Mark Jacobson, a former NATO deputy civilian representative to Afghanistan and now a senior adviser at the private Truman National Security Project, said the threat of Afghan troops turning their guns of their American partners is a serious problem.
“Any sort of insider attack, no matter who the victim is, is going to have an impact on the morale of soldiers,” Jacobson said, adding that when a higher-ranking officer is killed, “you might see a wider impact on morale.”
Foreign aid workers, contractors, journalists and other civilians in Afghanistan are increasingly becoming targets of violence as the U.S.-led military coalition continues a withdrawal to be completed by the end of the year.

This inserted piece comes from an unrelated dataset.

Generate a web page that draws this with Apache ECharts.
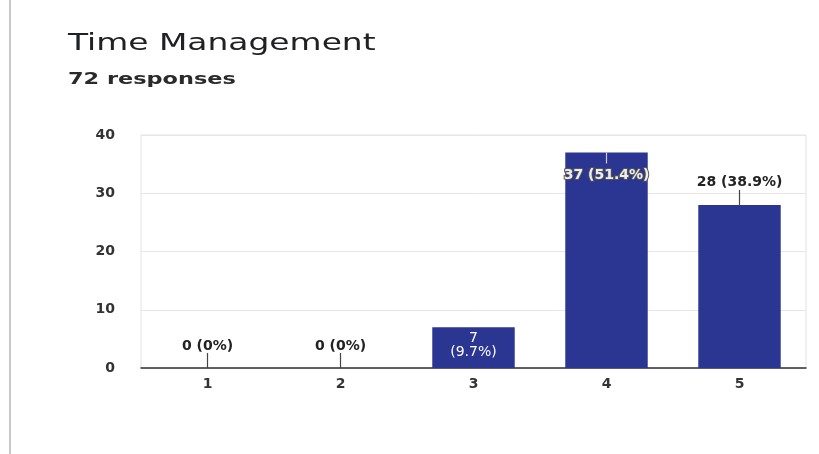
<!DOCTYPE html>
<html><head><meta charset="utf-8">
<script src="https://cdn.jsdelivr.net/npm/echarts@6/dist/echarts.min.js"></script>
<style>html,body{margin:0;padding:0;background:#fff}#c{width:819px;height:454px}</style>
</head><body><div id="c"></div>
<script>
const categories = ['1','2','3','4','5'];
const counts = [0,0,7,37,28];
const percents = ['0%','0%','9.7%','51.4%','38.9%'];
const yTicks = [0,10,20,30,40];
const titleText = 'Time Management';
const subtitleText = '72 responses';

const BAR = '#2b3592';
const FONT = 'DejaVu Sans, Verdana, sans-serif';

const barData = counts.map((v,i)=>{
  const d = {value:v};
  if (i===2) {
    d.label = {show:true, position:'insideTop', distance:4, color:'#fff',
      formatter: v+'\n('+percents[i]+')', lineHeight:14, fontSize:14, fontWeight:'normal'};
  } else if (i===3) {
    d.label = {show:true, position:'insideTop', distance:16, color:'#eee',
      textBorderColor:'#555', textBorderWidth:2,
      formatter: v+' ('+percents[i]+')', fontSize:14};
  } else {
    d.label = {show:true, position:'top', distance:i===4?16:15, color:'#222',
      formatter: v+' ('+percents[i]+')', fontSize:14};
  }
  return d;
});

const chart = echarts.init(document.getElementById('c'));
chart.setOption({
  animation:false,
  textStyle:{fontFamily:FONT},
  graphic:[
    {type:'line', shape:{x1:10,y1:0,x2:10,y2:454}, style:{stroke:'#c8c8c8',lineWidth:2}},
    {type:'text', x:68, y:33, scaleX:1.43, style:{text:titleText, fontSize:23, fill:'#202124', fontFamily:FONT}},
    {type:'text', x:68, y:72, scaleX:1.4, style:{text:subtitleText, fontSize:16, fontWeight:'bold', fill:'#2a2a2a', fontFamily:FONT}}
  ],
  grid:{left:141, right:13, top:135, bottom:86, show:true, borderColor:'#e3e3e3', borderWidth:1},
  xAxis:{type:'category', data:categories,
    axisLine:{lineStyle:{color:'#333', width:1.5}}, axisTick:{show:false},
    axisLabel:{color:'#333', fontSize:14, fontWeight:'bold', margin:9}},
  yAxis:{type:'value', min:yTicks[0], max:yTicks[yTicks.length-1], interval:10,
    axisLine:{show:false}, axisTick:{show:false},
    axisLabel:{color:'#333', fontSize:14, fontWeight:'bold', margin:26},
    splitLine:{lineStyle:{color:'#e6e6e6'}}},
  series:[
    {type:'bar', data:barData, barWidth:'62%', itemStyle:{color:BAR},
      label:{fontWeight:'bold', fontFamily:FONT}},
    {type:'custom', data:counts.map((v,i)=>[i,v]), z:5, silent:true,
      renderItem:function(params, api){
        const i = api.value(0), v = api.value(1);
        if (i===2) return null;
        const p = api.coord([i, v]);
        let len = -15;
        if (i===3) len = 11;
        return {type:'line', shape:{x1:p[0], y1:p[1], x2:p[0], y2:p[1]+len},
          style:{stroke: i===3 ? '#ccc' : '#444', lineWidth:1.2}};
      }}
  ]
});
</script></body></html>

Afghan President Hamid Karzai condemned Tuesday’s attack as “cowardly.”
It is “an act by the enemies who don’t want to see Afghanistan have strong institutions,” Karzai said in a statement.
The site of the attack is part of a military compound known as Camp Qargha, sometimes called “Sandhurst in the Sand”— referring to the famed British military academy — because British forces oversaw building the officer school and its training program.
Soldiers were tense in the immediate aftermath of the shooting. One soldier in a NATO convoy leaving Camp Qargha fired an apparent warning shot in the vicinity of Associated Press journalists who were in a car, as well as pedestrians standing nearby. AP photographer Massoud Hossaini said he and an AP colleague were about 15 feet from the soldier at the time. Hossaini said he thought the soldier fired a pistol.
“The vehicle before the last one, someone shouted at me,” Hossaini said. “The last one, the soldier opened fire.”
No one was wounded.
Elsewhere Tuesday, a NATO helicopter strike targeting missile-launching Taliban militants killed four civilians in western Afghanistan, an Afghan official said. NATO said it was investigating.